(What this task involves) Repeat exactly, and only, the lines from the one that contains "Give me the" to the one that contains "x_edges = [-0.5, 0.5, 1.5, 2.5]", both ends included. Omit every picture.

(Provided entries)
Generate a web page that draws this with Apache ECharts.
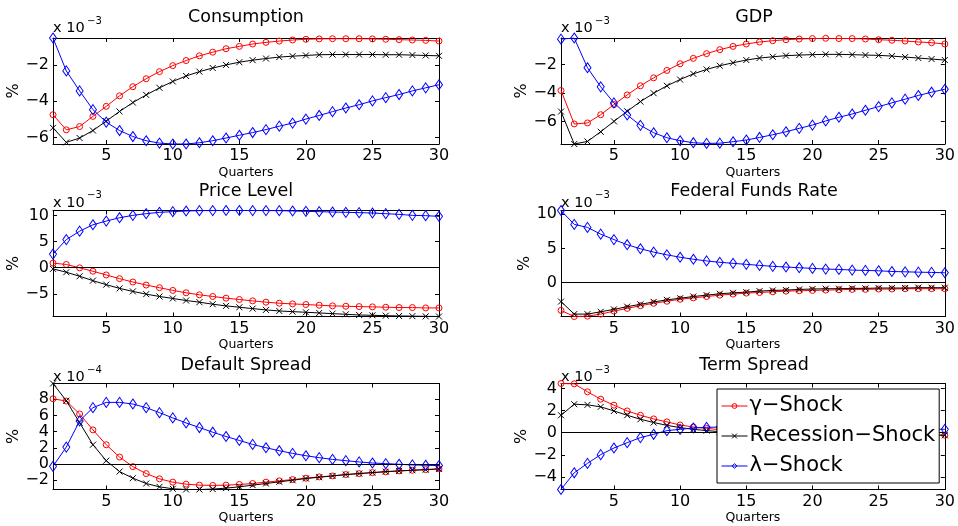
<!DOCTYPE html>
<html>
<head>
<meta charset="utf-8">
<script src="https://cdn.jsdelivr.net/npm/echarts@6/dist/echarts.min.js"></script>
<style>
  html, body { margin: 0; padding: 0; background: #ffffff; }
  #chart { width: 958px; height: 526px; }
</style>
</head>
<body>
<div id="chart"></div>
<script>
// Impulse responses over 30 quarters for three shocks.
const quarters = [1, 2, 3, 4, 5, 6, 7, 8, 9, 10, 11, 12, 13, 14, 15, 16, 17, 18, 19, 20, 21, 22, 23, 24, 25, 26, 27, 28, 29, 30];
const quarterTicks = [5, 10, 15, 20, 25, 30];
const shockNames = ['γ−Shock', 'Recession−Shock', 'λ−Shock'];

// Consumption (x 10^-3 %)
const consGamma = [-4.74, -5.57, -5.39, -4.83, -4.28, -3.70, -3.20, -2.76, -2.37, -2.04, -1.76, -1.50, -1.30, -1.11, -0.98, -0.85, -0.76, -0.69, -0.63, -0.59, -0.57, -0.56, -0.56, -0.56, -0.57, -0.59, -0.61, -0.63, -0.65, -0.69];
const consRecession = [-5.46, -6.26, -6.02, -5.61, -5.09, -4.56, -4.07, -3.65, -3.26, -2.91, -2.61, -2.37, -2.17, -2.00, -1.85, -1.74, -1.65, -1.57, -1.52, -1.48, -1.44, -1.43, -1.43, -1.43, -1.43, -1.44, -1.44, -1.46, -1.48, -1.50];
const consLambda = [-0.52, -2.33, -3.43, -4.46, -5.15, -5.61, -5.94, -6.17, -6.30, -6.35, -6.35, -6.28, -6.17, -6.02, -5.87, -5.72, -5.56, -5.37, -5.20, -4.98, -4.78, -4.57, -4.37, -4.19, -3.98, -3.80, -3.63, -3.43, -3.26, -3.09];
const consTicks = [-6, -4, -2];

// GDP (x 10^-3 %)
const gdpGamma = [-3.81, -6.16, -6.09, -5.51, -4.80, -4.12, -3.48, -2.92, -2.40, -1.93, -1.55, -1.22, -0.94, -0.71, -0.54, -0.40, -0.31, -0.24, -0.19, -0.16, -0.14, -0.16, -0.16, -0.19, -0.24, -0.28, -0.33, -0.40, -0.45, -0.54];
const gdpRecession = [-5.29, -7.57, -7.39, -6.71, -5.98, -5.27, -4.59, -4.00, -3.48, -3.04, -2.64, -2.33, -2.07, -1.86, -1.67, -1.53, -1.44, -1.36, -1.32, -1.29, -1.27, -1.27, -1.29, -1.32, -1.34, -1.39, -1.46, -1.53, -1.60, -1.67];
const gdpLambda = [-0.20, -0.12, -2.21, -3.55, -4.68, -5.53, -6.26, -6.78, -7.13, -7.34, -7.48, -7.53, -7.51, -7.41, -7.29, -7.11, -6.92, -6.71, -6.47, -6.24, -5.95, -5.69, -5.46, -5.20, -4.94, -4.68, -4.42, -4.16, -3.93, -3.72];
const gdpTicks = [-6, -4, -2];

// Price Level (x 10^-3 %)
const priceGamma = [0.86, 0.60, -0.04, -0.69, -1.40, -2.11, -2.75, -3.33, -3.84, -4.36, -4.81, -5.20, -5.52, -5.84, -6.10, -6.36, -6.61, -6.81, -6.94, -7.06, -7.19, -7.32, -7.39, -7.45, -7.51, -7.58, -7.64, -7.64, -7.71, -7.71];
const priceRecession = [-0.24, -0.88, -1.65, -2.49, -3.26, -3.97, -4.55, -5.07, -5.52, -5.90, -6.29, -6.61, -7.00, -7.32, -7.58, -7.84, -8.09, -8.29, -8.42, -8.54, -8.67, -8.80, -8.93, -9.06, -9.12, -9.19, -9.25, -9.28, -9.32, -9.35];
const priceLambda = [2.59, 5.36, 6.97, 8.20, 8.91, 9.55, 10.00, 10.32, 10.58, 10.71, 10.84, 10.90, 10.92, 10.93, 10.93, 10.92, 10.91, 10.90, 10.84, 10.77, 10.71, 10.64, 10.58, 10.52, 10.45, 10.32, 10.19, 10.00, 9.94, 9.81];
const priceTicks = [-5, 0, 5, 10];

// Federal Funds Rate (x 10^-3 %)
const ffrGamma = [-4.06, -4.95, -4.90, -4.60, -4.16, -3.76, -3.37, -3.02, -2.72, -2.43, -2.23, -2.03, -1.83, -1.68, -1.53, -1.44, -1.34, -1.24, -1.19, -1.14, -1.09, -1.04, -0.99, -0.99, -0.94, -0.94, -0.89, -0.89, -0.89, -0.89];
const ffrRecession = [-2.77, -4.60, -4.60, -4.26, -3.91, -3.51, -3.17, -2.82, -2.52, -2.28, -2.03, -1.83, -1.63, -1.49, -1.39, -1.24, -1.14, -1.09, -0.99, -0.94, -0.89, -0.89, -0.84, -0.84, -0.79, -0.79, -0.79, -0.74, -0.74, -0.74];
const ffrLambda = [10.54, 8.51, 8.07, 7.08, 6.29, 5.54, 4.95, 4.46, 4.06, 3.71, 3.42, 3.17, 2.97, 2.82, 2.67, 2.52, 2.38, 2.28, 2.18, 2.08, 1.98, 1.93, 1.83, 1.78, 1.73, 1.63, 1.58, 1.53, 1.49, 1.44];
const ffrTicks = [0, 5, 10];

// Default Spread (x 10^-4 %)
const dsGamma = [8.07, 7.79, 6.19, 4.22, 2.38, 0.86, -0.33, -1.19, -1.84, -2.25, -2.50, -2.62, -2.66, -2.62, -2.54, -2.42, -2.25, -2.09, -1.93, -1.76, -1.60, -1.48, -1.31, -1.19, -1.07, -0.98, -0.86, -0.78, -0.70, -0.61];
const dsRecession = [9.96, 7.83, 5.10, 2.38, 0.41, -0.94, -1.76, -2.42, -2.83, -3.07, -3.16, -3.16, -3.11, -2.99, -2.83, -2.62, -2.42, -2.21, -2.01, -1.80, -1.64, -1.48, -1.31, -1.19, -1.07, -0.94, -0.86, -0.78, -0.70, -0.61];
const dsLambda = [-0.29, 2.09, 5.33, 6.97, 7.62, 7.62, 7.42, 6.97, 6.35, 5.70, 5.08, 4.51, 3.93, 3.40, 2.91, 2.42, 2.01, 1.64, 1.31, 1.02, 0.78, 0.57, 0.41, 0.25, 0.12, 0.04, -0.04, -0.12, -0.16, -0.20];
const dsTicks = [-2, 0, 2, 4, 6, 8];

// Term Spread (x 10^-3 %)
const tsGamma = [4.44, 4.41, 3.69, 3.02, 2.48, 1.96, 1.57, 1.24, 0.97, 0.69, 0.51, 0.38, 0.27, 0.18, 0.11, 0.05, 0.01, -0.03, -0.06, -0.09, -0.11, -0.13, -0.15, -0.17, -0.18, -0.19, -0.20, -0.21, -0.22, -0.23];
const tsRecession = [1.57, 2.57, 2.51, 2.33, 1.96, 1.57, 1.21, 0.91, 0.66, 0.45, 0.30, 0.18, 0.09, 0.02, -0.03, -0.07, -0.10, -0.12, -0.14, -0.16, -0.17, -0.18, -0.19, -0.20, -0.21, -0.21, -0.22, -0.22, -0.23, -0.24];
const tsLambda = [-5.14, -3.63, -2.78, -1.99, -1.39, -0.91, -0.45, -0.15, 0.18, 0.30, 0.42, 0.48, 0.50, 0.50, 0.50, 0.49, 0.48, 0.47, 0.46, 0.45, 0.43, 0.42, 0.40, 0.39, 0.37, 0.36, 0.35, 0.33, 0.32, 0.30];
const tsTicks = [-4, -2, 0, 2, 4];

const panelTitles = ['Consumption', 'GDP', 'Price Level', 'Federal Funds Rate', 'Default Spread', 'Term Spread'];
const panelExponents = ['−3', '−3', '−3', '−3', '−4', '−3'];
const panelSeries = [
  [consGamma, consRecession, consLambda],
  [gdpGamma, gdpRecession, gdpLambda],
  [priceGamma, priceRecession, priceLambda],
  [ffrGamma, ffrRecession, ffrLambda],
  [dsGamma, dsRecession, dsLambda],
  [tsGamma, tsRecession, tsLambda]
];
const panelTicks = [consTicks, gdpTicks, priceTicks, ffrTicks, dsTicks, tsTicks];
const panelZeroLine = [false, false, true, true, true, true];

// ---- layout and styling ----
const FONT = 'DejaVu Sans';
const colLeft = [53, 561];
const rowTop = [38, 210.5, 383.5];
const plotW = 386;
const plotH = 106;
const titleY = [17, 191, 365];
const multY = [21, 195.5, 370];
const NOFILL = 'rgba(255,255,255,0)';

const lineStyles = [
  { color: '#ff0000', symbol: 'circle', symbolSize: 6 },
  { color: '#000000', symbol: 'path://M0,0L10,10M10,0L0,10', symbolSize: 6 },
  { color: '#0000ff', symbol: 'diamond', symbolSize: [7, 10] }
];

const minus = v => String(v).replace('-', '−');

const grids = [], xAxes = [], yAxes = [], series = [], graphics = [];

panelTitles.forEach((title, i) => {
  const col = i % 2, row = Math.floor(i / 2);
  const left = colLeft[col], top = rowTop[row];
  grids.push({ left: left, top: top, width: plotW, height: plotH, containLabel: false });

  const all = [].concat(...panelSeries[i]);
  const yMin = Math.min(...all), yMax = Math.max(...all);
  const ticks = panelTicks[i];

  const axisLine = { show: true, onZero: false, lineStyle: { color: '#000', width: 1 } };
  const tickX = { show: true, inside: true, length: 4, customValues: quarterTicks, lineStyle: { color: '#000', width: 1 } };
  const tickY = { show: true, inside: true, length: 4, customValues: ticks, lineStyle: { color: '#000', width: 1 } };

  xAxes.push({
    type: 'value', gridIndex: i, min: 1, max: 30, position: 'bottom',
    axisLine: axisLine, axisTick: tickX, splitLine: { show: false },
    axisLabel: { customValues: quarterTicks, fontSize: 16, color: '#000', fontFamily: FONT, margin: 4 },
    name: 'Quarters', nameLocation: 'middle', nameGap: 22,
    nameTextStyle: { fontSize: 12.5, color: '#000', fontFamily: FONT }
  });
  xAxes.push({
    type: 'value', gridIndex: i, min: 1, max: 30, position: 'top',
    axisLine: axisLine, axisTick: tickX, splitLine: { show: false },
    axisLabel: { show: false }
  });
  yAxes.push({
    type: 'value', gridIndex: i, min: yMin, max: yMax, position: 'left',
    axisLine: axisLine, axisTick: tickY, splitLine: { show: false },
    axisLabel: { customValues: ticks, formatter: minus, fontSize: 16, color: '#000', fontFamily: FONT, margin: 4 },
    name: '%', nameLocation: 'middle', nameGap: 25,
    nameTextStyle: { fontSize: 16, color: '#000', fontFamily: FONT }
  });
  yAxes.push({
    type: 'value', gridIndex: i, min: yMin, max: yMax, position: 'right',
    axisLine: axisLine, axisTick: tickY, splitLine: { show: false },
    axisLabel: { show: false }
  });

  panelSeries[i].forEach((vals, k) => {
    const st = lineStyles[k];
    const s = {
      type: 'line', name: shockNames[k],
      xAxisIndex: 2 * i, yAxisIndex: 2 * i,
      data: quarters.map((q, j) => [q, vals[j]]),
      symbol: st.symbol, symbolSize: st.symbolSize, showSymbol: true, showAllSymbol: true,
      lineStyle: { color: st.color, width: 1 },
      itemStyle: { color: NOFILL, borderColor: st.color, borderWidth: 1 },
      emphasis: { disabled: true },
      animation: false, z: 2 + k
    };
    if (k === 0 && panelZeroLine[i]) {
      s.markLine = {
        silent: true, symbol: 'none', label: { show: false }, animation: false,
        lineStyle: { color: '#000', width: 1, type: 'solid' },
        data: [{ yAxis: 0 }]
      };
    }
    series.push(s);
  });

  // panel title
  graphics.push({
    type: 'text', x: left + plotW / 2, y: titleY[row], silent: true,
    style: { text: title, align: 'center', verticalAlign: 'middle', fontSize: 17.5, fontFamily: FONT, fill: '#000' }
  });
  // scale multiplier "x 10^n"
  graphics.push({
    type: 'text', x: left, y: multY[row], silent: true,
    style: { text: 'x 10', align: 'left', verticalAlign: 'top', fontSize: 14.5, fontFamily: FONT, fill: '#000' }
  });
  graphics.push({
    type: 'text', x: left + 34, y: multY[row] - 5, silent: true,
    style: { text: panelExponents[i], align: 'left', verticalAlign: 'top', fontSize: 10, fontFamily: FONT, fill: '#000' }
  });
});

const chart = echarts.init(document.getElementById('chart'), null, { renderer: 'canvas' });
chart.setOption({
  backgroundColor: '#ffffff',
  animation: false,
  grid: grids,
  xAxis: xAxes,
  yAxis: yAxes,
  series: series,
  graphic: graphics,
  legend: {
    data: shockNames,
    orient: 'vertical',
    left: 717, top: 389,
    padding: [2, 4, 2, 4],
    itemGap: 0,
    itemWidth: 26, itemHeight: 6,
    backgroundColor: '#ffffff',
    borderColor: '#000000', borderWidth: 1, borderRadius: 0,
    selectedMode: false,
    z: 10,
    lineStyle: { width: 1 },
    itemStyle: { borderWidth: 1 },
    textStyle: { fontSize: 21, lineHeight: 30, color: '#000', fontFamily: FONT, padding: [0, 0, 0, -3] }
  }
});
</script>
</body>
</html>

--

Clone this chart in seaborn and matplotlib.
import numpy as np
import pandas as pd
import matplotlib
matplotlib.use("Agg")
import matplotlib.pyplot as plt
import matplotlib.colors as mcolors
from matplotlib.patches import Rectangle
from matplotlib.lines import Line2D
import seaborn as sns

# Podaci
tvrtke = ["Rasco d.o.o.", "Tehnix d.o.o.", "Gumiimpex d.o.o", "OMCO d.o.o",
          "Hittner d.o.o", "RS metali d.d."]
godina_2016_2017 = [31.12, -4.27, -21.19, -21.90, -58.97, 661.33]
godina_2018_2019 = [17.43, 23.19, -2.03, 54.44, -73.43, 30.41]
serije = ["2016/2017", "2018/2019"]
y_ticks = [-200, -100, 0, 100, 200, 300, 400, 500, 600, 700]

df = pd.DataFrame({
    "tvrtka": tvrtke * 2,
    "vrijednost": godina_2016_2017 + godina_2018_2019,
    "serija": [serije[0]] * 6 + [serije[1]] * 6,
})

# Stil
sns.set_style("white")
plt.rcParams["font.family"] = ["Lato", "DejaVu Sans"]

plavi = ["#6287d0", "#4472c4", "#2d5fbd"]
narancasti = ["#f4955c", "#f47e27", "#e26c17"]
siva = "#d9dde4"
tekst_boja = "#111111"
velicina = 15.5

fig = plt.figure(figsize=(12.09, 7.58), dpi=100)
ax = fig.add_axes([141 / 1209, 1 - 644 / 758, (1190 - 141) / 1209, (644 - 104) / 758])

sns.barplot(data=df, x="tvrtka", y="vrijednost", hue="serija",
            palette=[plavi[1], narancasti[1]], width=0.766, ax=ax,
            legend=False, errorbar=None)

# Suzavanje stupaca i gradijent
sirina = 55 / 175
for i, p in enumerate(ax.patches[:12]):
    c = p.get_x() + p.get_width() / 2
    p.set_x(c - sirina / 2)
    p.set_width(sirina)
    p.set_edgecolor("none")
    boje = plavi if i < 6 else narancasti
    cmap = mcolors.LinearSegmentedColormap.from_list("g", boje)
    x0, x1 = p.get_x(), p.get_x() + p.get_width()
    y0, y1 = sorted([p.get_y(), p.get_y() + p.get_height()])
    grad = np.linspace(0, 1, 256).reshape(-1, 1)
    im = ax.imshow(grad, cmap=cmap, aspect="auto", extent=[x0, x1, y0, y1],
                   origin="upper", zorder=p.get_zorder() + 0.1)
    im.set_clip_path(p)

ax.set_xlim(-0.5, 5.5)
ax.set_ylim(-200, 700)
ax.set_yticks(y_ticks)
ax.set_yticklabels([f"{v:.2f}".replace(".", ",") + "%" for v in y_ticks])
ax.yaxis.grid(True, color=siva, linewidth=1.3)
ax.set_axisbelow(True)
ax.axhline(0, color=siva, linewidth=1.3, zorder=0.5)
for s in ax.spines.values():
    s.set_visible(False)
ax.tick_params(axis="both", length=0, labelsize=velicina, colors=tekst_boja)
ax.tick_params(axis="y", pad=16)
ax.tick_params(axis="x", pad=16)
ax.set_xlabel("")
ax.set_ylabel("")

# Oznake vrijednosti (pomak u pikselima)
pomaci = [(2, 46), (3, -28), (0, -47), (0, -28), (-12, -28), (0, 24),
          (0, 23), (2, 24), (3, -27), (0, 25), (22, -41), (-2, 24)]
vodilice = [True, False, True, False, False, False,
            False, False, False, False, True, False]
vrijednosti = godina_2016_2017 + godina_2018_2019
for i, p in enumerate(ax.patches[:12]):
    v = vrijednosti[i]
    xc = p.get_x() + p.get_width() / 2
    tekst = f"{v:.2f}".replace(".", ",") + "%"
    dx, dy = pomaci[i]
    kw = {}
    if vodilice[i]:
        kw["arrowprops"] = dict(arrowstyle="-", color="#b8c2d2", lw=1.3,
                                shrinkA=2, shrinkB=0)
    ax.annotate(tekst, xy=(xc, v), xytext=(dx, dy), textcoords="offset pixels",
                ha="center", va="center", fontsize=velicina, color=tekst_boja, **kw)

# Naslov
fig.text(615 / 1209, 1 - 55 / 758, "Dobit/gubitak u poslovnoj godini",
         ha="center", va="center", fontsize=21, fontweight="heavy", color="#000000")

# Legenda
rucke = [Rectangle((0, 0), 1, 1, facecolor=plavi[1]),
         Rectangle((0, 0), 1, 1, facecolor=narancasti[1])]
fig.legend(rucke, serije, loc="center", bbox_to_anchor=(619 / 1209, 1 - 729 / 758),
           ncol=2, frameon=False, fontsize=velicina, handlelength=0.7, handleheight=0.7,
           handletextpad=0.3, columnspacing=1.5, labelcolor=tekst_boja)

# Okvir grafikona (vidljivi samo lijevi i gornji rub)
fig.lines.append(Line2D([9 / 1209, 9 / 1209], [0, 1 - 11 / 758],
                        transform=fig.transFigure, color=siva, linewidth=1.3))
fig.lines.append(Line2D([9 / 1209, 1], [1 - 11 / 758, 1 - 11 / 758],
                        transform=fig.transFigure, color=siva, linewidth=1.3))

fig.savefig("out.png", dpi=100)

==

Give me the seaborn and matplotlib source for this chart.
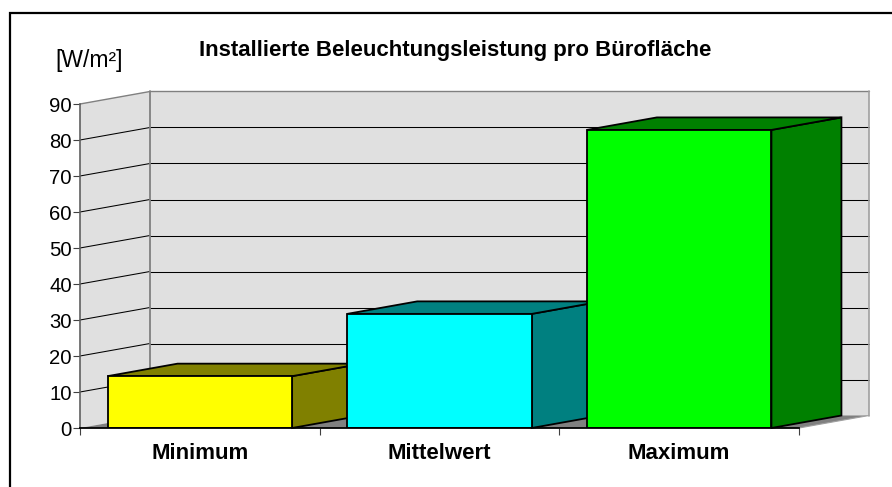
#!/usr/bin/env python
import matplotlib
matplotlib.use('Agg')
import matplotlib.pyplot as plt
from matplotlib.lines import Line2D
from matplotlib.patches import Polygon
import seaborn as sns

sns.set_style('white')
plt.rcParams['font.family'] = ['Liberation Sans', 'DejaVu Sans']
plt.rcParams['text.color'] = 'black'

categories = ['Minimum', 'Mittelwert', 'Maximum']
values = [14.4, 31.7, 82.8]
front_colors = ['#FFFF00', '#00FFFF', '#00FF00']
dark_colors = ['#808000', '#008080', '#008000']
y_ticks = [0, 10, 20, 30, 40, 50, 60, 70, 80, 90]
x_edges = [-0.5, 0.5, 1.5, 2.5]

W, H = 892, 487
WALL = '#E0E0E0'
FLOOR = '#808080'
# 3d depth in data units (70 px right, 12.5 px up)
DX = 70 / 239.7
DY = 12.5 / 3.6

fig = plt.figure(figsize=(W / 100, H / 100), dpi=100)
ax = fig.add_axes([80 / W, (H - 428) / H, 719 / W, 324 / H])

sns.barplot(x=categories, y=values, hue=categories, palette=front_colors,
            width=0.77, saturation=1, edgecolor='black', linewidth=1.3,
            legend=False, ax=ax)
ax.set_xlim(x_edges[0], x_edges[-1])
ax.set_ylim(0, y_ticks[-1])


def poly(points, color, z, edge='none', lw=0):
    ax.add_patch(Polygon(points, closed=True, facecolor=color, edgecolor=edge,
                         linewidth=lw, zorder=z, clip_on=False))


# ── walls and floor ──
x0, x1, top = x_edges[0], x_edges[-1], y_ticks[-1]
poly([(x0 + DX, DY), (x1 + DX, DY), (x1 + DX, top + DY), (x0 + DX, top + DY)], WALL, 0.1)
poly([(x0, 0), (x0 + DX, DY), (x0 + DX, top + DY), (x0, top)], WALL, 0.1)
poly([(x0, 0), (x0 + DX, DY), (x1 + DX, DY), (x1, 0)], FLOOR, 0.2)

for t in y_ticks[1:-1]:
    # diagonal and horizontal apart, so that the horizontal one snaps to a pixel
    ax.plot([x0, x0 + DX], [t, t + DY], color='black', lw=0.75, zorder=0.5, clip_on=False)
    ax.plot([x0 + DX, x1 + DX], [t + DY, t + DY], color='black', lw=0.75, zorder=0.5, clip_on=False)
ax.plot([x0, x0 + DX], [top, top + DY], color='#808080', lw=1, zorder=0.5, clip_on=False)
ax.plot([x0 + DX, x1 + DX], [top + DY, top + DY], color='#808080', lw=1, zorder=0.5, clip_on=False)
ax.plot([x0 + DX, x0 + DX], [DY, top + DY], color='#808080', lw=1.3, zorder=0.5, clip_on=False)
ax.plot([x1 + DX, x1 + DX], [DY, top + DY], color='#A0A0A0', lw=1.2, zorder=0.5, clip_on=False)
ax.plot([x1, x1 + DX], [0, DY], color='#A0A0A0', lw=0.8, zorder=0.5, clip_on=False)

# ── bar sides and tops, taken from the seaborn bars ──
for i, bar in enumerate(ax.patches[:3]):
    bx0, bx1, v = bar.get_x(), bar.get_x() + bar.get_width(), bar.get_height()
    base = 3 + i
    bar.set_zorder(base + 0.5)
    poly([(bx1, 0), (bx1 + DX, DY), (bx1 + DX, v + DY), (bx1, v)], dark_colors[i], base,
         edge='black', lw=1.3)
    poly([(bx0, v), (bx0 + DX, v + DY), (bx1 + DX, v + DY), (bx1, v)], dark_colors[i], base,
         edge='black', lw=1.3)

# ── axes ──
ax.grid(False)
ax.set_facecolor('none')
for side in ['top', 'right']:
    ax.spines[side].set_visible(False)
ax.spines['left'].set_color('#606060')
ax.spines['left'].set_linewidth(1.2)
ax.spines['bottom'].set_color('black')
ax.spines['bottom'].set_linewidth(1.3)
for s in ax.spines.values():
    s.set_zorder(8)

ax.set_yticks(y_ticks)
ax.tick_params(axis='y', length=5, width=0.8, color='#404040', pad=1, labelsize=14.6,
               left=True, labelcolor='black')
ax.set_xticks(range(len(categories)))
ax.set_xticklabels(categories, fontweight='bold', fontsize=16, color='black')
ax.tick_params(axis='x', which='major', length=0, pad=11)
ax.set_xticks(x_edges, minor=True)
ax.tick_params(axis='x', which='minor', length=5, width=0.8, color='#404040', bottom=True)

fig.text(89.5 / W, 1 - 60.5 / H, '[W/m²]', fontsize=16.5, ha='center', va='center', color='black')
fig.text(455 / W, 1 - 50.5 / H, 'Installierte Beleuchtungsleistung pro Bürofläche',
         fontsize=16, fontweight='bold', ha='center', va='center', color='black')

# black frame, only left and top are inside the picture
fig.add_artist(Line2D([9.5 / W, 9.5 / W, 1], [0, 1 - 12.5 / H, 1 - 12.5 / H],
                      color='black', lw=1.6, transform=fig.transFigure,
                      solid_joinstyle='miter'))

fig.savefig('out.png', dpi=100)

(Written response)
Give me the seaborn and matplotlib source for this chart.
#!/usr/bin/env python
import matplotlib
matplotlib.use('Agg')
import matplotlib.pyplot as plt
from matplotlib.lines import Line2D
from matplotlib.patches import Polygon
import seaborn as sns

sns.set_style('white')
plt.rcParams['font.family'] = ['Liberation Sans', 'DejaVu Sans']
plt.rcParams['text.color'] = 'black'

categories = ['Minimum', 'Mittelwert', 'Maximum']
values = [14.4, 31.7, 82.8]
front_colors = ['#FFFF00', '#00FFFF', '#00FF00']
dark_colors = ['#808000', '#008080', '#008000']
y_ticks = [0, 10, 20, 30, 40, 50, 60, 70, 80, 90]
x_edges = [-0.5, 0.5, 1.5, 2.5]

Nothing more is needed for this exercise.